The general public still seem to be under the misapprehension that retail staff get paid as long as the store is open. They don’t. They get paid to a certain time and if they’re still there after that, well, they’d better hope the sales commission is worth it.

Retail really depends on the store. Everywhere I’ve worked in retail, the closing shifts are always put on the schedule as, say, 2-10, even if the store closes at nine. The extra hour afterwards is intended for cleaning and straightening the store so it can open the next morning, closing the cash and counting the money, and so on. We weren’t paid overtime–this was just an ordinary hourly wage. This does not mean we were encouraged to keep customers in the store–our managers generally enforced a “kill them with kindness” approach, where any customers in the store after closing got their own personal escort “Can I help you find anything? Are you looking for anything? Can I take these things up to the register for you?” and so on.
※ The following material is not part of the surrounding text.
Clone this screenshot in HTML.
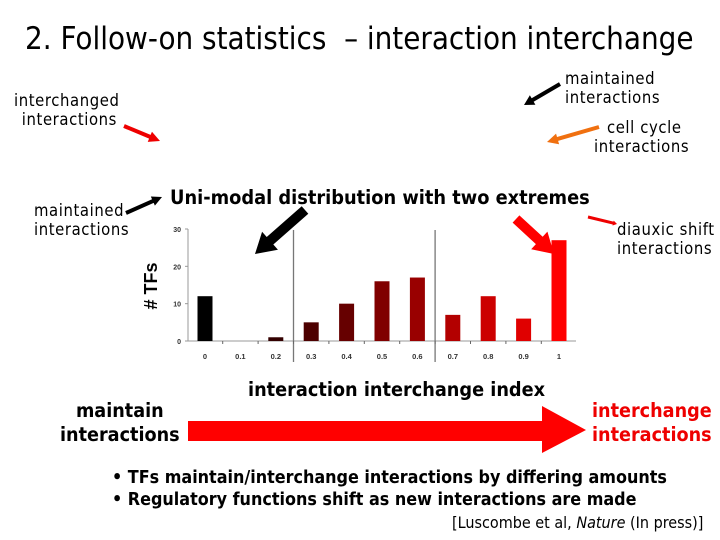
<!DOCTYPE html>
<html><head><meta charset="utf-8">
<style>
body{margin:0;background:#fff}
#slide{position:relative;width:720px;height:540px;overflow:hidden;background:#fff;font-family:"DejaVu Sans","Liberation Sans",sans-serif}
.t{position:absolute;white-space:nowrap;line-height:19px}
.lbl{font-size:16.5px;color:#000;font-family:'DejaVu Sans Condensed','DejaVu Sans',sans-serif;letter-spacing:0.6px}
.bold{font-weight:bold;font-family:"DejaVu Sans Condensed","DejaVu Sans",sans-serif}
</style></head>
<body>
<div id="slide">
<div class="t" style="left:25px;top:21px;font-size:31px;line-height:36px;font-family:'DejaVu Sans Condensed','DejaVu Sans',sans-serif">2. Follow-on statistics&nbsp; – interaction interchange</div>
<div class="t lbl" style="left:14px;top:91px;text-align:center">interchanged<br>&nbsp;interactions</div>
<div class="t lbl" style="left:565px;top:69px">maintained<br>interactions</div>
<div class="t lbl" style="left:594px;top:118px;text-align:center">&nbsp;cell cycle<br>interactions</div>
<div class="t lbl" style="left:34px;top:201px">maintained<br>interactions</div>
<div class="t lbl" style="left:617px;top:220px">diauxic shift<br>interactions</div>
<div class="t bold" style="left:170px;top:188px;font-size:19.8px">Uni-modal distribution with two extremes</div>
<div class="t bold" style="left:248px;top:380px;font-size:19.7px">interaction interchange index</div>
<div class="t bold" style="left:60px;top:399px;font-size:19.6px;line-height:24px;text-align:center">maintain<br>interactions</div>
<div class="t bold" style="left:592px;top:399px;font-size:19.6px;line-height:24px;color:#e00">interchange<br>interactions</div>
<div class="t" style="left:112px;top:467px;font-size:17.8px;line-height:22px;font-weight:bold;font-family:'DejaVu Sans Condensed',sans-serif">• TFs maintain/interchange interactions by differing amounts<br>• Regulatory functions shift as new interactions are made</div>
<div class="t" style="left:452px;top:513px;font-size:16px;font-family:'DejaVu Sans Condensed',sans-serif">[Luscombe et al, <i>Nature</i> (In press)]</div>

<svg id="chart" width="720" height="540" style="position:absolute;left:0;top:0"></svg>
</div>
<script>
const categories=["0","0.1","0.2","0.3","0.4","0.5","0.6","0.7","0.8","0.9","1"];
const counts=[12,0,1,5,10,16,17,7,12,6,27];
const yTicks=[0,10,20,30];
const barColors=["#000000","#1a0000","#330000","#4d0000","#660000","#800000","#990000","#b30000","#cc0000","#e00000","#ff0000"];

const NS="http://www.w3.org/2000/svg";
const svg=document.getElementById('chart');
const x0=205,dx=35.4,y0=341,yScale=112/30;
const xPos=i=>x0+i*dx;
const yPos=v=>y0-v*yScale;
function mk(tag,attrs,parent){const e=document.createElementNS(NS,tag);for(const k in attrs)e.setAttribute(k,attrs[k]);(parent||svg).appendChild(e);return e;}

function arrow(x1,y1,x2,y2,w,hw,hl,color,name){
  const ang=Math.atan2(y2-y1,x2-x1),len=Math.hypot(x2-x1,y2-y1);
  const g=mk('g',{transform:`translate(${x1},${y1}) rotate(${ang*180/Math.PI})`,fill:color});
  
  
  mk('polygon',{points:`0,${-w/2} ${len-hl},${-w/2} ${len-hl},${-hw/2} ${len},0 ${len-hl},${hw/2} ${len-hl},${w/2} 0,${w/2}`},g);
}
arrow(560,84,524,105,4,11,10,'#000','arrow-maintained-top');
arrow(599,127,547,142,4,11,11,'#f07010','arrow-cell-cycle');
arrow(124,126,160,141,4,11,11,'#e00','arrow-interchanged');
arrow(126,213,162,197,4,10,10,'#000','arrow-maintained-left');
arrow(305,210,255,254,10,24,20,'#000','arrow-maintained-bar');
arrow(516,219,554,254,10,24,20,'#f00','arrow-interchange-bar');
arrow(588,217,617,224,3,5,4,'#e00','arrow-diauxic-shift');
const big=mk('polygon',{points:"188,421 542,421 542,406 586,430 542,453 542,441 188,441",fill:'#f00'});



const ax=mk('line',{x1:188,y1:yPos(30),x2:188,y2:y0,stroke:'#999','stroke-width':1});


const xa=mk('line',{x1:188,y1:y0,x2:576,y2:y0,stroke:'#999','stroke-width':1});


yTicks.forEach(v=>{
  const t=mk('line',{x1:185,y1:yPos(v),x2:188,y2:yPos(v),stroke:'#999'});
  
  
  const l=mk('text',{x:181,y:yPos(v)+3,'text-anchor':'end','font-size':7,'font-family':'Liberation Sans, sans-serif','font-weight':'bold',fill:'#333'});
  l.textContent=v;
  
  
});
[2.5,6.5].forEach(p=>{
  const s=mk('line',{x1:xPos(p),y1:230,x2:xPos(p),y2:362,stroke:'#777','stroke-width':1.3});
  
  
});
categories.forEach((c,i)=>{
  if(i<categories.length-1){
    const t=mk('line',{x1:xPos(i)+dx/2,y1:y0,x2:xPos(i)+dx/2,y2:y0+3,stroke:'#666'});
    
    
  }
  const h=counts[i]*yScale;
  if(counts[i]>0){
    const b=mk('rect',{x:xPos(i)-7.5,y:yPos(counts[i]),width:15,height:h,fill:barColors[i]});
    
    
  }
  const l=mk('text',{x:xPos(i),y:359,'text-anchor':'middle','font-size':7.5,'font-family':'Liberation Sans, sans-serif','font-weight':'bold',fill:'#333'});
  l.textContent=c;
  
  
});
const yt=mk('text',{x:0,y:0,transform:'translate(157,286) rotate(-90)','text-anchor':'middle','font-size':18,'font-weight':'bold','font-family':'Liberation Sans, sans-serif'});
yt.textContent='# TFs';


</script>
</body></html>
We wanted people to GTFO right at closing. That way we could hurry through the cleaning and sit around shooting the shit while the manager counted the money, and still get paid for it. (Policy required other people be in the store while the manager counted the money.)

The worst I ever had was while working in a warehouse-style shoe store. We had this group of women come in about five minutes before closing and stay for a half an hour. After closing, most of us employees took off our shoes (heels) and began the cleaning process. The customers proceeded to A) denigrate our selection, B) insult us, and C) talk about how we had nothing we wanted. They spoke in Russian, unaware that I and a manager on duty both spoke Russian. We took great glee in translating their words to the rest of the customers.

Not if you worked at Wal-Mart. They had you punch out at 9, but still stay until 10 doing the cleanup. But you didn’t get paid any wage at all for that extra hour a night.

That was one of the issues in a recent class-action lawsuit by employees that Wal-Mart lost.